On the other hand, several entities including DPUC believe that there is insufficient renewable generating capacity in New England (particularly powered by class I resources) to meet the RPS if it applies to default service. Extending the RPS requirement to default service could increase the cost of this service and decrease the number of wholesalers bidding to provide power for it.
Independent of whether the working group decides to recommend extending the RPS to utilities, it may wish to consider modifications to CGS § 16-245a. This section could be amended by (1) extending its deadlines to give the renewable energy industry more time to develop, (2) modifying the amount of renewable energy a supplier must obtain, or (3) modifying the definitions of class I or class II renewable resources. In addition, the working group wish to investigate tradable renewable credits. CII has proposed adoption of this option, which would allow a supplier that has difficulty in meeting the RPS to buy credits from another supplier that exceeds the requirements of CGS § 16-245a.
All of these alternatives could make it easier for suppliers to comply with the RPS. However, adopting any of them could increase the level of uncertainty in New England's renewable energy industry, discouraging investments in new projects.
Other Requirements. Extending the disclosure requirements to cover default service would make it easier for consumers to consider environmental issues when choosing whether to remain on default service. It is unclear whether this extension would have any effect on rates. However, the usefulness of the disclosure requirements may not be as great as originally anticipated. When PA 98-28 was adopted, its proponents anticipated that suppliers would own power plants and other generation assets such as long-term contracts. However, in practice plant owners have chosen not to participate in the retail market. Instead, they sell their power to suppliers on the wholesale market. To the extent that wholesale contracts are sold and resold through third parties, it may not be feasible to provide consumers with accurate information regarding the environmental characteristics of the power they buy.
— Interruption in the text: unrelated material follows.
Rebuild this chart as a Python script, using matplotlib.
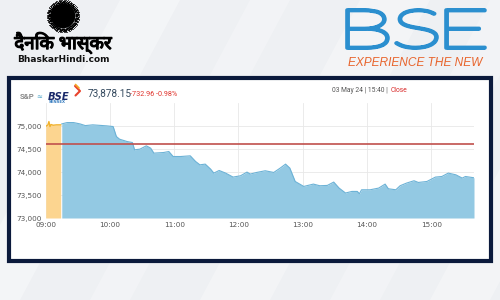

Very few residential consumers generate power using renewable resources and it is unlikely that this number will grow dramatically over the next few years. As a result, it is unlikely that extending the net metering requirements to utilities in their provision of default service would impose substantial costs on them or raise the rates for default service. However, a mechanism would have to be established through which the utilities could recover their costs.
DISTRIBUTED GENERATION
The working group may also wish to address whether to propose measures to promote distributed generation. Distributed generation (which can use renewable or conventional resources) produces power using small-scale facilities at a business or institution. These generation facilities can improve energy efficiency and reduce the need for new transmission and distribution lines.
Distributed generation raises several policy issues. If newer and cleaner technologies are used to generate power on site, air quality could improve. But if existing generation resources, which are primarily diesel-fired, were used more extensively air quality could be harmed. In addition, the widespread use of distributed generation could threaten recovery of the utilities' stranded costs. The working group is addressing this issue in its discussion of the future of the exit fee (CGS § 16-245w).